Researchers were able to calculate the pervasiveness of mortgage discrimination when they compared the loan data of same-sex couples to different-sex couples. Their findings, published by the National Academy of Sciences journal, revealed that same-sex couples were 73 percent more likely to be denied a mortgage than financially similar heterosexual couples.

When same-sex couples were approved for a mortgage, they were offered inferior terms and paid, on average, 0.02 percent to 0.2 percent more in interest and fees than different-sex borrowers — an upcharge was calculated to be equivalent to $8.6 million to $86 million in additional interest/fees nationwide per year.

57 percent: THE PERCENTAGE OF OLDER LGBT WOMEN CONCERNED ABOUT RUNNING OUT OF MONEY

Most women are familiar with the “bag lady” syndrome, where we fear we’ll end up homeless in old age. LGBT older people are particularly vulnerable to financial insecurity due to employment concerns, a lifetime of discrimination and smaller support networks.

According to the “Out & Visible” report from SAGE (Services and Advocacy for GLBT Elders), approximately one in three LGBT older people (age 45 to 75) live alone, compared to 21 percent of non-LGBT people. Older LGBT women are more concerned than their male counterparts about having enough money to live on (57 percent vs. 49 percent); not being able to take care of themselves (51 percent vs. 39 percent); and being a burden to those they love (42 percent vs. 30 percent).

$66,000: THE MEDIAN RETIREMENT SAVINGS FOR SAME-SEX COUPLES

Saving for the future is challenging for all households, but studies show that the LGBTQ population is struggling more than the heterosexual counterparts. According to a UBS report on LGBT retirement planning, the median retirement savings for same-sex couples is $66,000 versus $88,000 for straight married couples.

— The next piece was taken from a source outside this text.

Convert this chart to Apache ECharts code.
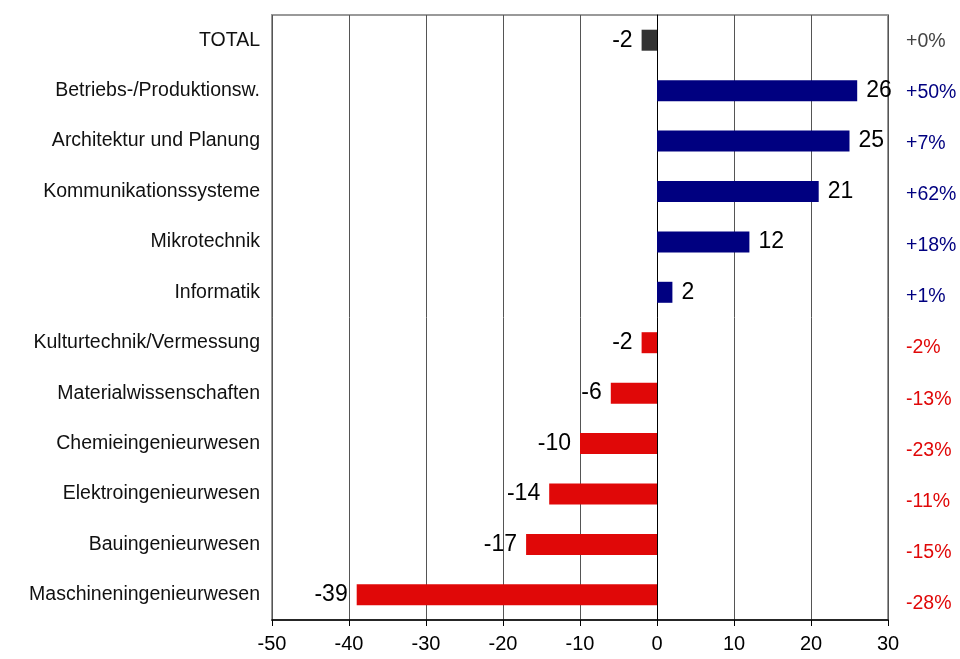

One reason might be access and participation in the market: The Prudential study cited early found that the LGBT population was less likely than the general population to have an employer-sponsored retirement plan (e.g. 401(k), 403(b), 457), an individual retirement account (IRA) or own mutual funds or individual stocks.

1 percent OF GDP: THE COST OF HOMOPHOBIA AND TRANSPHOBIA TO A COUNTRY’S ECONOMIC WELL-BEING

Plenty of studies have made a business case for inclusivity in terms of gender and race. But companies that venture beyond this narrow definition of diversity reap even larger rewards. According to Credit Suisse/McKinsey, companies that include LGBT+ employees outperform their less-inclusive peers by 10 percent on average.

In addition to the ethical and moral obligations we have as individuals, we, as a country, discriminate against this community of entrepreneurs — job creators, taxpayers, essential service providers — at our peril. The cost of prejudice is enormous.

University of Massachusetts Amherst economist and author M.V. Lee Badgett says that business hostility toward LGBT people cost countries 1 percent or more of their GDP.